Hi Calvin,
I'm really glad you were able to get things sorted out, and I apologise
if the thread got testy. I do appreciate your follow-up, which I think
will benefit readers looking for similar answers.
A few inline thoughts:
On 6/15/20 4:04 PM, Calvin Ellison wrote:
I attempted to reproduce the original breakdown around 3000 CPS using
the default 212992 byte receive buffer and could not, which tells me I
broke a cardinal rule of load testing and changed more than one thing at
a time. Also, don't do load testing when tired. I suspect that I had
also made a change to the sipp scenario recv/sched loops, or I had
unknowingly broken something while checking out the tuned package.
In several decades of doing backend systems programming, I've not found
tuning Linux kernel defaults to be generally fruitful for improving
throughput to any non-trivial degree. The defaults are sensible for
almost all use-cases, all the more so given modern hardware and
multi-core processors and the rest.
This is in sharp contrast to the conservative defaults some applications
(e.g. Apache, MySQL) ship with on many distributions. I think the idea
behind such conservative settings is to constrain the application so
that in the event of a DDoS or similar event, it does not take over all
available hardware resources, which would impede response and resolution.
But on the kernel settings, the only impactful changes I have ever seen
are minor adjustments to slightly improve very niche server load
problems of a rather global nature (e.g. related to I/O scheduling, NIC
issues, storage, etc). This wasn't that kind of scenario.
In most respects, it just follows from first principles and Occam's
Razor, IMHO. There's no reason for kernels to ship tuned unnecessarily
conservatively to deny average users something on the order of _several
times'_ more performance from their hardware, and any effort to do that
would be readily apparent and, it stands to reason, staunchly opposed.
It therefore also stands to reason that there isn't some silver bullet
or magic setting that unlocks multiplicative performance gains, if only
one just knows the secret sauce or thinks to tweak it--for the simple
reason that if such a tweak existed, it would be systemically
rationalised away, absent a clear and persuasive basis for such an
artificial and contrived limit to exist. I cannot conceive of what such
a basis would look like, and I'd like to think that's not just a failure
of imagination.
Or in other words, it goes with the commonsensical, "If it seems too
good to be true, it is," intuition. The basic fundamentals of the
application, and to a lesser but still very significant extent the
hardware (in terms of its relative homogeneity nowadays), determine
99.9% of the performance characteristics, and matter a thousand times
more than literally anything one can tweak.
I deeply appreciate Alex's instance that I was wrong and to keep
digging. I am happy to retract my claim regarding "absolutely terrible
sysctl defaults". Using synchronous/blocking DB queries, the 8-core
server reached 14,000 CPS, at which point I declared it fixed and went
to bed. It could probably go higher: there's only one DB query with a
<10ms response time, Memcache for the query response, and some logic to
decide how to respond. There's only a single non-200 final response, so
it's probably as minimalist as it gets.
I would agree that with such a minimal call processing loop, given a
generous number of CPU cores you shouldn't be terribly limited.
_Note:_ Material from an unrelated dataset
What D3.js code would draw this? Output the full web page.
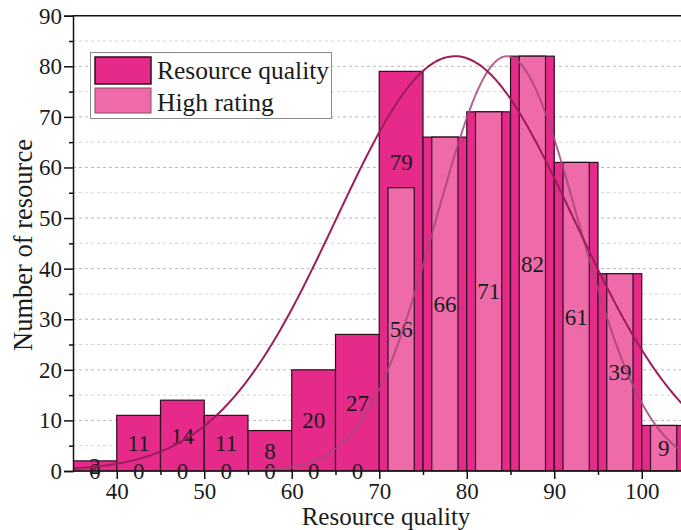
<!DOCTYPE html>
<html><head><meta charset="utf-8">
<script src="https://cdn.jsdelivr.net/npm/d3@7"></script>
<style>
html,body{margin:0;padding:0;background:#fff;}
svg text{font-family:"Liberation Serif","Times New Roman",serif;fill:#1a1a1a;}
</style></head>
<body><svg id="c" width="681" height="530"></svg>
<script>
// ---- data ----
const binStarts = [35,40,45,50,55,60,65,70,75,80,85,90,95,100];
const binWidth = 5;
const qualityCounts = [2,11,14,11,8,20,27,79,66,71,82,61,39,9];
const ratingCounts  = [0,0,0,0,0,0,0,56,66,71,82,61,39,9];
// label anchor (in data units) for the quality series; Origin shifted the "79" label upward
const qualityLabelAt = [1,5.5,7,5.5,4,10,13.5,61,33,35.5,41,30.5,19.5,4.5];
const seriesNames = ["Resource quality","High rating"];
// normal fit curves [mean, sigma, peak]
const qualityFit = [78.66, 13.6, 82];
const ratingFit  = [84.6, 8.1, 82];
const xTicks = [40,50,60,70,80,90,100];
const yTicks = [0,10,20,30,40,50,60,70,80,90];

const svg = d3.select("#c");
const x = d3.scaleLinear().domain([35,105]).range([73,685.5]);
const y = d3.scaleLinear().domain([0,90]).range([471,15.7]);
const darkFill = "#e52a89", lightFill = "#ee6aa8", edge = "#2b0f1f";

const defs = svg.append("defs");
defs.append("clipPath").attr("id","clip").append("rect")
  .attr("x",73).attr("y",0).attr("width",608).attr("height",471.5);
defs.append("clipPath").attr("id","clipT").append("rect")
  .attr("x",60).attr("y",0).attr("width",621).attr("height",530);

// grid
const gridVals = d3.range(5,90,5);
svg.append("g").selectAll("line").data(gridVals).join("line")
  .attr("x1",73).attr("x2",681).attr("y1",d=>y(d)).attr("y2",d=>y(d))
  .attr("stroke",d=>d%10===0?"#b9b9b9":"#d3d3d3").attr("stroke-width",1)
  .attr("stroke-dasharray","3,3");

const plot = svg.append("g").attr("clip-path","url(#clip)");
const labs = svg.append("g").attr("clip-path","url(#clipT)");

// quality bars
plot.append("g").selectAll("rect").data(binStarts).join("rect")
  .attr("x",(d)=>x(d)).attr("width",d=>x(d+binWidth)-x(d))
  .attr("y",(d,i)=>y(qualityCounts[i])).attr("height",(d,i)=>y(0)-y(qualityCounts[i]))
  .attr("fill",darkFill).attr("stroke",edge).attr("stroke-width",1.2);

// quality labels (drawn under the rating bars)
labs.append("g").selectAll("text").data(binStarts).join("text")
  .attr("x",d=>x(d+binWidth/2)).attr("y",(d,i)=>y(qualityLabelAt[i]))
  .attr("dy","0.35em").attr("text-anchor","middle").attr("font-size",23)
  .text((d,i)=>qualityCounts[i]);

const plot2 = svg.append("g").attr("clip-path","url(#clip)");
// rating bars (narrower, 60% width, centred in bin)
plot2.append("g").selectAll("rect").data(binStarts.filter((d,i)=>ratingCounts[i]>0)).join("rect")
  .attr("x",d=>x(d+binWidth*0.2)).attr("width",d=>x(d+binWidth*0.8)-x(d+binWidth*0.2))
  .attr("y",d=>y(ratingCounts[binStarts.indexOf(d)]))
  .attr("height",d=>y(0)-y(ratingCounts[binStarts.indexOf(d)]))
  .attr("fill",lightFill).attr("stroke",edge).attr("stroke-width",1.2);

// rating labels
const labs2 = svg.append("g").attr("clip-path","url(#clipT)");
labs2.append("g").selectAll("text").data(binStarts).join("text")
  .attr("x",d=>x(d+binWidth/2)).attr("y",(d,i)=>y(ratingCounts[i]/2))
  .attr("dy","0.35em").attr("text-anchor","middle").attr("font-size",23)
  .text((d,i)=>ratingCounts[i]);

// fit curves
function curve(p){
  const pts = d3.range(35,106,0.25).map(v=>[v,p[2]*Math.exp(-((v-p[0])**2)/(2*p[1]*p[1]))]);
  return d3.line().x(d=>x(d[0])).y(d=>y(d[1])).curve(d3.curveBasis)(pts);
}
const plot3 = svg.append("g").attr("clip-path","url(#clip)");
plot3.append("path").attr("d",curve(ratingFit)).attr("fill","none")
  .attr("stroke","#a8467a").attr("stroke-opacity",0.85).attr("stroke-width",2);
plot3.append("path").attr("d",curve(qualityFit)).attr("fill","none")
  .attr("stroke","#9c1d5c").attr("stroke-width",2);

// axes frame
svg.append("line").attr("x1",73).attr("x2",681).attr("y1",y(90)).attr("y2",y(90))
  .attr("stroke","#111").attr("stroke-width",1.5);

const yAxis = svg.append("g").attr("transform","translate(73,0)")
  .call(d3.axisLeft(y).tickValues(yTicks).tickSize(9).tickPadding(2));
svg.append("g").attr("transform","translate(73,0)")
  .call(d3.axisLeft(y).tickValues(d3.range(5,90,10)).tickSize(4).tickFormat(""))
  .call(g=>g.select(".domain").remove());
yAxis.selectAll("text").attr("font-size",23).attr("font-family","Liberation Serif");

const xAxis = svg.append("g").attr("transform","translate(0,471)")
  .call(d3.axisBottom(x).tickValues(xTicks).tickSize(8).tickPadding(4));
xAxis.select(".domain").attr("d","M73,0H681");
svg.append("g").attr("transform","translate(0,471)")
  .call(d3.axisBottom(x).tickValues(d3.range(45,105,10)).tickSize(4).tickFormat(""))
  .call(g=>g.select(".domain").remove());
xAxis.selectAll("text").attr("font-size",23).attr("font-family","Liberation Serif");
svg.selectAll(".tick line, .domain").attr("stroke","#111").attr("stroke-width",1.5);

// axis titles
svg.append("text").attr("x",386).attr("y",525).attr("text-anchor","middle")
  .attr("font-size",25).text("Resource quality");
svg.append("text").attr("transform","translate(32,245) rotate(-90)")
  .attr("text-anchor","middle").attr("font-size",26.5).text("Number of resource");

// legend
const lg = svg.append("g");
lg.append("rect").attr("x",90.5).attr("y",52.5).attr("width",241).attr("height",66)
  .attr("fill","#fff").attr("stroke","#8a8a8a").attr("stroke-width",1);
const fills = [darkFill, lightFill];
seriesNames.forEach((n,i)=>{
  lg.append("rect").attr("x",95).attr("y",57+i*31).attr("width",56).attr("height",i?25:27)
    .attr("fill",fills[i]).attr("stroke",i?"#8a4a66":edge).attr("stroke-width",i?1:1.5);
  lg.append("text").attr("x",157).attr("y",79+i*31.5).attr("font-size",25.5).text(n);
});
</script></body></html>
If anyone else is trying to tune their setup, I think Alex's advice to
"not run more than 2 * (CPU threads) [children]" is the best place to
start. I had inherited this project from someone else's work under
version 1.11 and they had used 128 children. They were using remote DB
servers with much higher latency than the local DBs we have today, so
that might have been the reason. Or they were just wrong to being with.
Aye. Barring a workload consisting of exceptionally latent blocking
service queries, there's really not a valid reason to ever have that
many child processes, and even if one does have such a workload, plenty
of reasons to lean on the fundamental latency problem rather than
working around it with more child processes.
With the proviso that I am not an expert in modern-day OpenSIPS
concurrency innards, the common OpenSER heritage prescribes a preforked
worker process pool with SysV shared memory for inter-process
communication (IPC). Like any shared memory space, this requires mutex
locking so that multiple threads (in this case, processes) don't
access/modify the same data structures at the same time* in ways that
step on the others. Because every process holds and waits on these
locks, this model works well when there aren't very many processes and
their path to execution is mostly clear and not especially volatile, and
when as little data is shared as